We eventually settled on event-driven domain boundaries. A domain owns the events it generates (Orders, Payments, Shipments) rather than the entities (Customers, Products). This reduced cross-domain dependencies because events are naturally bounded — the Orders domain owns the order lifecycle, and downstream consumers subscribe to events rather than joining to source tables.

# Data Product specification (YAML)
# Owned by the Orders domain team

apiVersion: dataproduct/v1
kind: DataProduct
metadata:
  name: orders-daily
  domain: orders
  owner: orders-platform-team
  steward: jane.smith@company.com

spec:
  description: >
    Daily aggregate of all completed orders.
    Grain: one row per order per day.
    Updated: daily at 6am UTC.
    SLA: available by 7am UTC, 99.9% uptime.

  output:
    format: delta
    location: s3://data-platform/products/orders/orders_daily/
    catalog: glue
    database: domain_orders
    table: orders_daily

  schema:
    - name: order_id
      type: string
      nullable: false
      pii: false
    - name: customer_id
      type: string
      nullable: false
      pii: true
      pii_handling: hashed

  quality:
    freshness_sla_hours: 2
    completeness_threshold: 0.999
    custom_checks:
      - "order_count > 0"
      - "revenue_usd >= 0"

  consumers:
    - team: finance
      use_case: "Revenue reporting"
    - team: ml-platform
      use_case: "Churn prediction features"

The Cultural Battle

Here's the part no one writes about. Asking domain teams to take ownership of data products means asking software engineers to care about data quality, SLAs, and schema documentation. Most software engineers didn't sign up for that. Their incentives are aligned with shipping features, not maintaining data pipelines.

We solved this by making it cheap to be a good data citizen. The platform team built tooling that automatically enforced quality checks, generated schema documentation from code, and surfaced consumer impact before schema changes were deployed. We made it easier to do the right thing than the wrong thing.

We also changed the incentive structure: domain teams were held accountable in quarterly reviews for their data product's availability and quality score. When the engineering director started asking about data SLA breaches in 1:1s, suddenly domain teams found time to fix their data pipelines.

📋 Practical Starting Point

Don't try to implement all four principles at once. Start with just one: identify your top 5 highest-value datasets and assign explicit owners to each.
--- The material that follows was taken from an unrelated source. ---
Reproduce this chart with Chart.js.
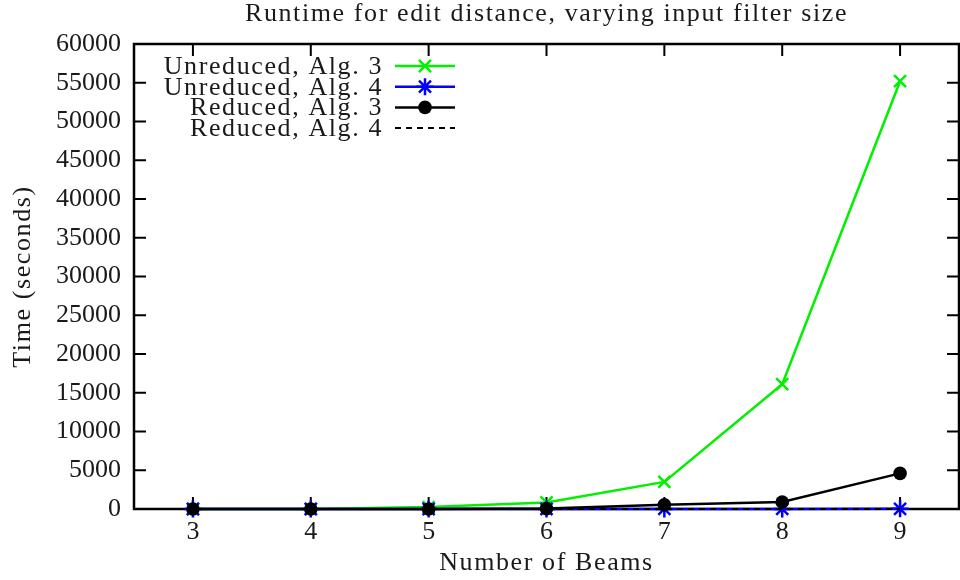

Have those owners sign a lightweight data product spec committing to a quality SLA. Run that for 90 days before adding any new tooling or restructuring teams.

18 Months Later

After 18 months of data mesh implementation, here's the honest scorecard. Data quality incidents are down 60%. Time from "I need this data" to "I have this data" dropped from 3 weeks to 3 days for standard use cases. The central data team went from firefighting to building platform capabilities. But: we still have three domains that haven't meaningfully adopted ownership, coordination across domains is still harder than it was under centralized control, and we underestimated how much the self-serve platform needed to invest in developer experience.

Data mesh works. But it's a 2-3 year organizational transformation, not a 6-month technical project.